**WHAT YOU SHOULD DO**
Extract from the listing each line in which the word "with" appears.

**AVAILABLE DATA**
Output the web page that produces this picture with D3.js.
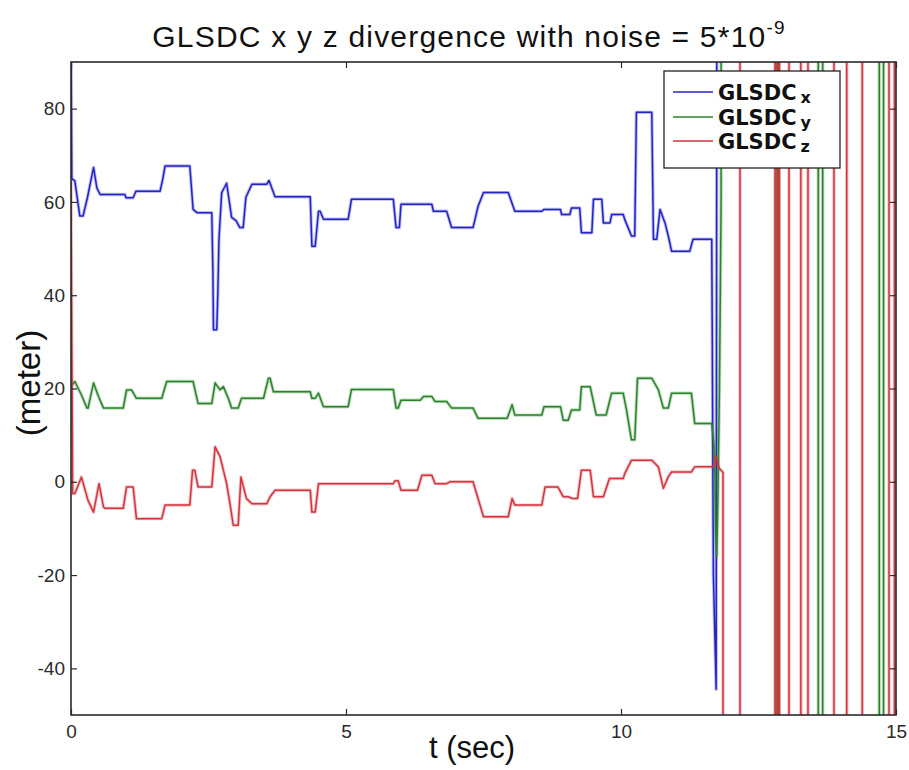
<!DOCTYPE html>
<html>
<head>
<meta charset="utf-8">
<script src="https://cdn.jsdelivr.net/npm/d3@7"></script>
<style>
  html, body { margin: 0; padding: 0; background: #fff; }
  svg { display: block; }
  text { font-family: "Liberation Sans", Arial, sans-serif; }
</style>
</head>
<body>
<svg id="chart" width="909" height="770"></svg>
<script>
// ---------------- data ----------------
const xTicks = [0, 5, 10, 15];
const yTicks = [-40, -20, 0, 20, 40, 60, 80];
const xDomain = [0, 15];
const yDomain = [-50, 90];
const seriesBase = "GLSDC";
const seriesSubs = ["x", "y", "z"];
const seriesColors = ["#2323c8", "#2a852a", "#d3343f"];

// [t (sec), value (meter)]
const glsdcX = [
  [0,95],[0.015,65],[0.07,64.5],[0.16,57],[0.22,57],[0.3,61],[0.41,67.4],[0.47,63],[0.53,61.6],[0.98,61.6],
  [1.0,60.9],[1.13,60.9],[1.18,62.3],[1.62,62.3],[1.67,65],[1.71,67.7],[2.16,67.7],[2.22,58.4],[2.29,57.7],[2.56,57.7],
  [2.58,45],[2.59,32.6],[2.65,32.6],[2.67,40.5],[2.69,52],[2.74,62],[2.83,64],[2.92,56.7],[3.0,56],[3.07,54.5],
  [3.13,54.5],[3.18,61],[3.29,63.8],[3.56,63.8],[3.6,64.6],[3.71,61.1],[4.35,61.1],[4.38,50.5],[4.44,50.5],[4.5,58],
  [4.53,58],[4.59,56.3],[5.04,56.3],[5.1,60.6],[5.86,60.6],[5.91,54.5],[5.97,54.5],[6.0,59.5],[6.56,59.5],[6.59,58],
  [6.83,58],[6.92,54.5],[7.31,54.5],[7.4,59],[7.5,62],[7.95,62],[8.07,58],[8.56,58],[8.6,58.4],[8.9,58.4],
  [8.92,57.3],[9.07,57.3],[9.1,58.7],[9.25,58.7],[9.28,53.4],[9.47,53.4],[9.5,60.6],[9.65,60.6],[9.68,55.5],[9.8,55.5],
  [9.83,57.3],[10.04,57.3],[10.07,56.2],[10.19,52.7],[10.25,52.7],[10.28,79.2],[10.56,79.2],[10.59,52],[10.65,52],[10.71,58.4],
  [10.8,55.5],[10.86,52.7],[10.92,49.4],[11.25,49.4],[11.31,52],[11.65,52],[11.66,30],[11.67,2],[11.68,-20],[11.73,-44.5],
  [11.76,300],[15,300]
];
const glsdcY = [
  [0,20.5],[0.07,21.5],[0.19,18.6],[0.29,15.8],[0.31,15.8],[0.41,21.2],[0.5,18.3],[0.59,15.8],[0.95,15.8],[1.01,19.7],
  [1.1,19.7],[1.19,17.9],[1.65,17.9],[1.74,21.5],[2.22,21.5],[2.31,16.8],[2.56,16.8],[2.62,21.2],[2.71,19.7],[2.77,20.4],
  [2.86,17.9],[2.92,15.8],[3.04,15.8],[3.1,17.9],[3.5,17.9],[3.59,22.2],[3.62,22.2],[3.68,19.3],[4.35,19.3],[4.38,17.9],
  [4.44,17.9],[4.5,19],[4.59,16.1],[5.04,16.1],[5.1,19.8],[5.86,19.8],[5.91,15.8],[5.95,15.8],[6.0,17.5],[6.35,17.5],
  [6.41,18.3],[6.56,18.3],[6.62,17.2],[6.83,17.2],[6.92,15.8],[7.31,15.8],[7.4,13.6],[7.93,13.6],[8.02,16.5],[8.07,14.3],
  [8.56,14.3],[8.6,16.1],[8.9,16.1],[8.95,13.2],[9.04,13.2],[9.1,15.4],[9.25,15.4],[9.28,20.4],[9.44,20.4],[9.55,14.3],
  [9.73,14.3],[9.79,17.2],[9.83,19],[10.04,19],[10.1,15.4],[10.19,9],[10.25,9],[10.3,22.2],[10.56,22.2],[10.68,19.7],
  [10.77,15.8],[10.86,15.8],[10.92,19],[11.28,19],[11.34,12.5],[11.65,12.5],[11.69,8],[11.71,0],[11.72,-10],[11.74,-16],
  [11.76,-5],[11.79,20],[11.82,60],[11.83,1000],[12.82,1000],[12.82,-1000],[12.864,-1000],[12.864,1000],[13.587,1000],[13.587,-1000],
  [13.667,-1000],[13.667,1000],[14.696,1000],[14.696,-1000],[14.773,-1000],[14.773,1000],[15,1000]
];
const glsdcZ = [
  [0,64.5],[0.03,-2.5],[0.07,-2.5],[0.19,1],[0.31,-4],[0.41,-6.5],[0.51,-0.4],[0.59,-5.4],[0.62,-5.7],[0.95,-5.7],
  [1.01,-1.1],[1.13,-1.1],[1.19,-7.9],[1.65,-7.9],[1.71,-5],[2.16,-5],[2.21,2.5],[2.25,2.5],[2.31,-1.1],[2.56,-1.1],
  [2.62,7.5],[2.71,5.4],[2.83,-0.4],[2.89,-4.7],[2.95,-9.3],[3.04,-9.3],[3.09,1],[3.19,-3.6],[3.29,-4.7],[3.56,-4.7],
  [3.62,-3.2],[3.71,-1.8],[4.35,-1.8],[4.38,-6.5],[4.44,-6.5],[4.5,-0.4],[5.86,-0.4],[5.89,0.2],[5.95,0.2],[6.0,-1.8],
  [6.3,-1.8],[6.38,1.4],[6.56,1.4],[6.62,-0.4],[6.83,-0.4],[6.89,0],[7.31,0],[7.5,-7.5],[7.95,-7.5],[8.02,-3.6],
  [8.07,-5],[8.56,-5],[8.62,-1.1],[8.85,-1.1],[8.95,-3.2],[9.04,-3.2],[9.12,-3.6],[9.21,-3.6],[9.28,2.5],[9.44,2.5],
  [9.5,-3.2],[9.68,-3.2],[9.79,0.7],[10.04,0.7],[10.07,1.8],[10.19,4.6],[10.56,4.6],[10.68,3.2],[10.77,-1.4],[10.86,1.1],
  [10.92,2.1],[11.28,2.1],[11.34,3.2],[11.65,3.2],[11.7,3.5],[11.72,5.5],[11.75,4.5],[11.78,3],[11.855,2],[11.855,-1000],
  [12.164,-1000],[12.164,1000],[12.8,1000],[12.8,-1000],[12.845,-1000],[12.845,1000],[12.88,1000],[12.88,-1000],[13.055,-1000],[13.055,1000],
  [13.27,1000],[13.27,-1000],[13.4,-1000],[13.4,1000],[13.873,1000],[13.873,-1000],[14.104,-1000],[14.104,1000],[14.387,1000],[14.387,-1000],
  [14.873,-1000],[14.873,1000],[14.973,1000],[14.973,-1000],[15,-1000]
];
const allSeries = [glsdcX, glsdcY, glsdcZ];

// ---------------- drawing ----------------
const svg = d3.select("#chart");
const plot = { left: 71, right: 896, top: 62, bottom: 715 };

const x = d3.scaleLinear().domain(xDomain).range([plot.left, plot.right]);
const y = d3.scaleLinear().domain(yDomain).range([plot.bottom, plot.top]);

svg.append("defs").append("clipPath").attr("id", "clip")
  .append("rect")
  .attr("x", plot.left).attr("y", plot.top)
  .attr("width", plot.right - plot.left).attr("height", plot.bottom - plot.top);

// series
const line = d3.line().x(d => x(d[0])).y(d => y(d[1]));
const gLines = svg.append("g").attr("clip-path", "url(#clip)");
allSeries.forEach((s, i) => {
  gLines.append("path")
    .datum(s)
    .attr("fill", "none")
    .attr("stroke", seriesColors[i])
    .attr("stroke-opacity", 0.3)
    .attr("stroke-width", 3.4)
    .attr("stroke-linejoin", "round")
    .attr("d", line);
  gLines.append("path")
    .datum(s)
    .attr("fill", "none")
    .attr("stroke", seriesColors[i])
    .attr("stroke-width", 1.5)
    .attr("stroke-linejoin", "round")
    .attr("d", line);
});

// axes (MATLAB-style inward ticks on all sides)
const axisColor = "#2a2a2a";
const plainFmt = d => String(d);
function styleAxis(g) {
  g.select(".domain").remove();
  g.selectAll(".tick line").attr("stroke", axisColor).attr("stroke-width", 1.2);
  g.selectAll(".tick text").attr("fill", "#2a2a2a")
    .style("font-family", "'Liberation Sans', Arial, sans-serif").style("font-size", "19px");
}
svg.append("g").attr("transform", `translate(0,${plot.bottom})`)
  .call(d3.axisBottom(x).tickValues(xTicks).tickSize(-6).tickPadding(10).tickFormat(plainFmt))
  .call(styleAxis);
svg.append("g").attr("transform", `translate(0,${plot.top})`)
  .call(d3.axisTop(x).tickValues(xTicks).tickSize(-6).tickFormat(""))
  .call(styleAxis);
svg.append("g").attr("transform", `translate(${plot.left},0)`)
  .call(d3.axisLeft(y).tickValues(yTicks).tickSize(-6).tickPadding(6).tickFormat(plainFmt))
  .call(styleAxis);
svg.append("g").attr("transform", `translate(${plot.right},0)`)
  .call(d3.axisRight(y).tickValues(yTicks).tickSize(-6).tickFormat(""))
  .call(styleAxis);

// frame
svg.append("rect")
  .attr("x", plot.left).attr("y", plot.top)
  .attr("width", plot.right - plot.left).attr("height", plot.bottom - plot.top)
  .attr("fill", "none").attr("stroke", axisColor).attr("stroke-width", 1.6);

// title
const title = svg.append("text")
  .attr("x", 469).attr("y", 47)
  .attr("text-anchor", "middle")
  .style("font-size", "30px").style("letter-spacing", "1.2px").attr("fill", "#111");
title.append("tspan").text("GLSDC x y z divergence with noise = 5*10");
title.append("tspan").attr("dy", -13).style("font-size", "19px").text("-9");

// axis labels
svg.append("text")
  .attr("x", 472).attr("y", 758)
  .attr("text-anchor", "middle")
  .style("font-size", "31px").attr("fill", "#111")
  .text("t (sec)");
svg.append("text")
  .attr("transform", "translate(40,383) rotate(-90)")
  .attr("text-anchor", "middle")
  .style("font-size", "33px").attr("fill", "#111")
  .text("(meter)");

// legend
const lg = svg.append("g");
lg.append("rect")
  .attr("x", 664).attr("y", 71).attr("width", 176).attr("height", 97)
  .attr("fill", "#fff").attr("stroke", "#222").attr("stroke-width", 1.3);
const rowY = [92, 117, 141];
seriesSubs.forEach((sub, i) => {
  lg.append("line")
    .attr("x1", 673).attr("x2", 713).attr("y1", rowY[i]).attr("y2", rowY[i])
    .attr("stroke", seriesColors[i]).attr("stroke-width", 1.6);
  const t = lg.append("text")
    .attr("x", 718).attr("y", rowY[i] + 8)
    .style("font-family", "'DejaVu Sans', Verdana, sans-serif")
    .style("font-weight", "bold").attr("fill", "#111");
  t.append("tspan").style("font-size", "21px").text(seriesBase);
  t.append("tspan").attr("dx", 4).attr("dy", 3).style("font-size", "16px").text(sub);
});
</script>
</body>
</html>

**EXERCISE OUTPUT**
Output the web page that produces this picture with D3.js.
title.append("tspan").text("GLSDC x y z divergence with noise = 5*10");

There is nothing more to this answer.